According to The Associated Press, witnesses who testified during the trial gave conflicting accounts of the deadly encounter. When Brumfield tried to flag down the officers, he either jumped on the hood of the car Jones was driving or was struck by the vehicle and fell on the hood. One witness said Brumfield exchanged heated words with one of the officers, while another said they didn’t say anything to each other.

“I think it was a good result today, and I think the jury did a great job,” U.S. Attorney Jim Letten said.

Mitchell’s attorney, Kerry Cuccia, thanked the jurors as they filed out of the courtroom and patted his client on his shoulder.
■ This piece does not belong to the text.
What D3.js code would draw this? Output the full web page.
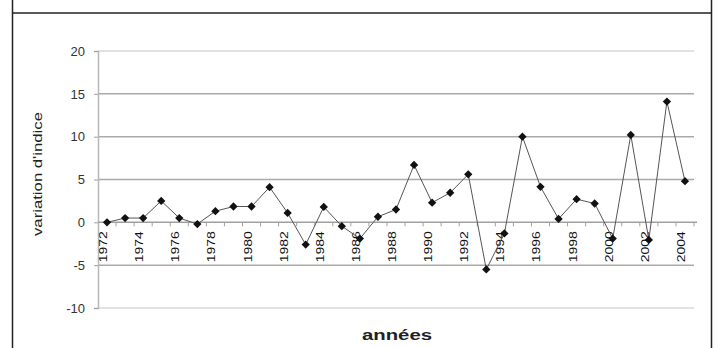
<!DOCTYPE html>
<html><head><meta charset="utf-8">
<script src="https://cdn.jsdelivr.net/npm/d3@7"></script>
<style>html,body{margin:0;padding:0;background:#fff;}svg{display:block;font-family:"Liberation Sans",Arial,sans-serif;}</style>
</head><body>
<svg id="c" width="718" height="348"></svg>
<script>
const years = d3.range(1972, 2005);
const values = [0.0, 0.5, 0.5, 2.5, 0.5, -0.2, 1.3, 1.85, 1.85, 4.1,
                1.1, -2.6, 1.8, -0.45, -1.9, 0.65, 1.5, 6.7, 2.3, 3.45,
                5.6, -5.5, -1.3, 10.0, 4.15, 0.4, 2.7, 2.2, -1.9, 10.2,
                -2.05, 14.1, 4.8];
const yTicks = [-10, -5, 0, 5, 10, 15, 20];
const xLabels = years.filter(y => (y - 1972) % 2 === 0);
const yTitle = "variation d'indice";
const xTitle = "années";

const svg = d3.select("#c");
// frame
svg.append("line").attr("x1",12.5).attr("x2",12.5).attr("y1",0).attr("y2",348).attr("stroke","#222").attr("stroke-width",1.5);
svg.append("line").attr("x1",711.5).attr("x2",711.5).attr("y1",0).attr("y2",348).attr("stroke","#222").attr("stroke-width",1.5);
svg.append("line").attr("x1",12).attr("x2",712).attr("y1",13).attr("y2",13).attr("stroke","#222").attr("stroke-width",1.5);

const x = d3.scaleBand().domain(years).range([98, 694]).padding(0);
const y = d3.scaleLinear().domain([-10, 20]).range([308, 51]);
const cx = d => x(d) + x.bandwidth()/2;

// gridlines
const g = svg.append("g");
g.selectAll("line.grid").data(yTicks.filter(v => v !== 0)).join("line")
  .attr("x1", 98).attr("x2", 694)
  .attr("y1", d => y(d)).attr("y2", d => y(d))
  .attr("stroke", d => (d === 20 || d === -10) ? "#d8d8d8" : "#aaaaaa")
  .attr("stroke-width", 1.5);

// y axis
const yAxis = d3.axisLeft(y).tickValues(yTicks).tickSize(4).tickPadding(9).tickFormat(d => String(d));
const ya = svg.append("g").attr("transform","translate(98,0)").call(yAxis);
ya.select(".domain").attr("stroke","#b8b8b8").attr("stroke-width",1.5);
ya.selectAll(".tick line").attr("stroke","#a0a0a0");
ya.selectAll("text").attr("font-size",13).attr("fill","#333").attr("font-family","'Liberation Sans',Arial,sans-serif");

// zero axis with ticks at category boundaries
svg.append("line").attr("x1",98).attr("x2",697).attr("y1",y(0)).attr("y2",y(0)).attr("stroke","#a0a0a0").attr("stroke-width",1.5);
svg.append("g").selectAll("line").data(years).join("line")
  .attr("x1", d => x(d) + x.bandwidth()).attr("x2", d => x(d) + x.bandwidth())
  .attr("y1", y(0)).attr("y2", y(0) + 4).attr("stroke","#a0a0a0");

// x labels (rotated)
svg.append("g").selectAll("text").data(xLabels).join("text")
  .attr("transform", d => `translate(${cx(d) - 4},${y(0) + 9}) rotate(-90)`)
  .attr("text-anchor","end").attr("dominant-baseline","central")
  .attr("font-size",11).attr("fill","#111")
  .attr("textLength",31).attr("lengthAdjust","spacingAndGlyphs")
  .text(d => d);

// line
const pts = years.map((yr,i) => [yr, values[i]]);
svg.append("path").datum(pts)
  .attr("d", d3.line().x(d => cx(d[0])).y(d => y(d[1])))
  .attr("fill","none").attr("stroke","#555").attr("stroke-width",1);

// markers
svg.append("g").selectAll("path").data(pts).join("path")
  .attr("transform", d => `translate(${cx(d[0])},${y(d[1])})`)
  .attr("d", d3.symbol(d3.symbolDiamond2, 44))
  .attr("fill","#111");

// titles
svg.append("text").attr("transform","translate(37,174) rotate(-90)")
  .attr("text-anchor","middle").attr("dominant-baseline","central")
  .attr("font-size",13).attr("fill","#222")
  .attr("textLength",124).attr("lengthAdjust","spacingAndGlyphs")
  .text(yTitle);
svg.append("text").attr("x",397).attr("y",340)
  .attr("text-anchor","middle").attr("font-size",14).attr("font-weight","bold").attr("fill","#222")
  .attr("textLength",70).attr("lengthAdjust","spacingAndGlyphs")
  .text(xTitle);
</script>
</body></html>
Cuccia said he planned to appeal the convictions.

“We recognize the jury had a job to do and feel they worked very diligently though that,” Cuccia told reporters Friday, adding that his client accepted the verdicts.

Eric Hessler, Jones’ lawyer, said after the verdict was read that his client is grateful that the jury believed his testimony.

“It’s kind of bittersweet to him,” Hessler said. “He thinks his partner was put in a bad position and did the best he could do under trying circumstances.”

The case against the officers is one of several Justice Department probes of alleged misconduct by nearly two dozen New Orleans police officers following Katrina.

Last December, a federal jury convicted three NOPD officers and acquitted two others in the death of 31-year-old Henry Glover, who was shot and killed by an officer outside a West Bank strip mall before a different officer burned his body in a car. Glover’s skull was taken from the burned car and is still missing.

In August 2011, five current or former officers were convicted of civil rights violations stemming from deadly shootings of unarmed residents on the Danziger Bridge in eastern New Orleans. Five other former officers pleaded guilty to participating in a cover up that included a planted gun, fabricated witnesses and falsified reports.

The United States Department of Justice issued a scathing report that outlined patterns of widespread police brutality, misconduct and corruption in the NOPD?earlier this year. A consent decree with input from citizens and community organizations is expected to be implemented in the near future that will ideally lead to much-needed reforms in the city’s troubled police department.